NAMPT inhibitor and metabolite protect mouse brain from cryoinjury through distinct mechanisms

Abstract

Nicotinamide phosphoribosyltransferase (NAMPT) is the key enzyme in the biosynthesis of nicotinamide adenine dinucleotide (NAD). In the brain, NAMPT is primarily expressed in neurons and can prevent neuronal degeneration. NAMPT is also highly expressed in inflammatory cells, and is responsible for their activation. Since inflammation following traumatic brain injury enhances neuronal damage, we assessed the effects of nicotinamide mononucleotide (NMN), the direct NAMPT metabolite, and FK866, a potent NAMPT inhibitor, on brain injury in a cryoinjury mouse model. Twenty-four hours after brain cryoinjury, the density of neuron and the level of NAD decreased. Both NMN and FK866 alleviated the neuronal loss and decreased the lesion volume. NMN prevented the cryoinjury-induced decrease of NAD level, and FK866 decreased it further. On day 14 after cryoinjury, further neuronal loss occurred, astrocytes and Iba1-positive macrophage/microglia activated, and the NAD level increased.

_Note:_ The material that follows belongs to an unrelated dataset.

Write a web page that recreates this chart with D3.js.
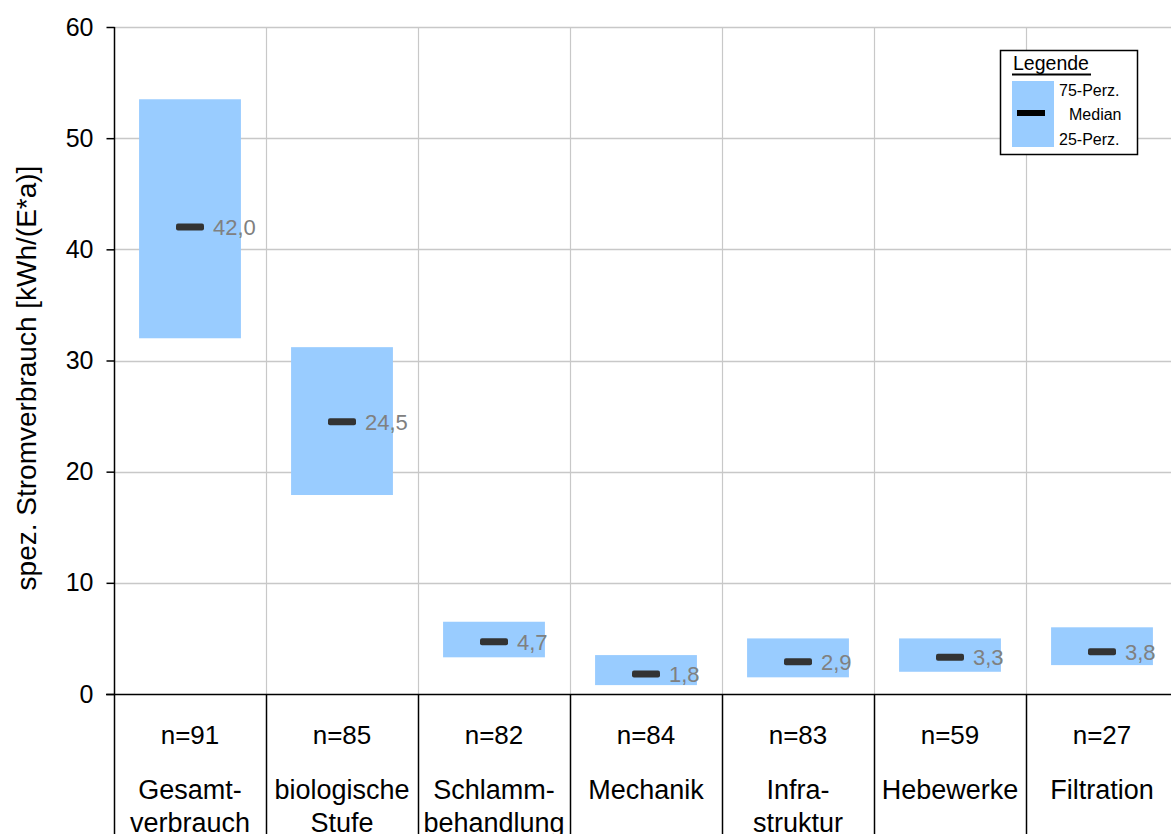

At this time-point, NAMPT expression was strongly induced in Iba1-positive macrophages/microglia in the lesion core. NMN and FK866 also alleviated the neuronal loss and decreased the lesion volume. In addition, FK866 significantly attenuated the activation of astrocytes and Iba1-positive macrophages/microglia, and decreased the NAD, while NMN had no such effects. Taken together, both FK866 and NMN attenuate traumatic brain injury. However, FK866 acts via the inhibition of the NAMPT activity in inflammatory cells resulting in the inhibition of inflammation, whereas NMN is effective via replenishing NAD.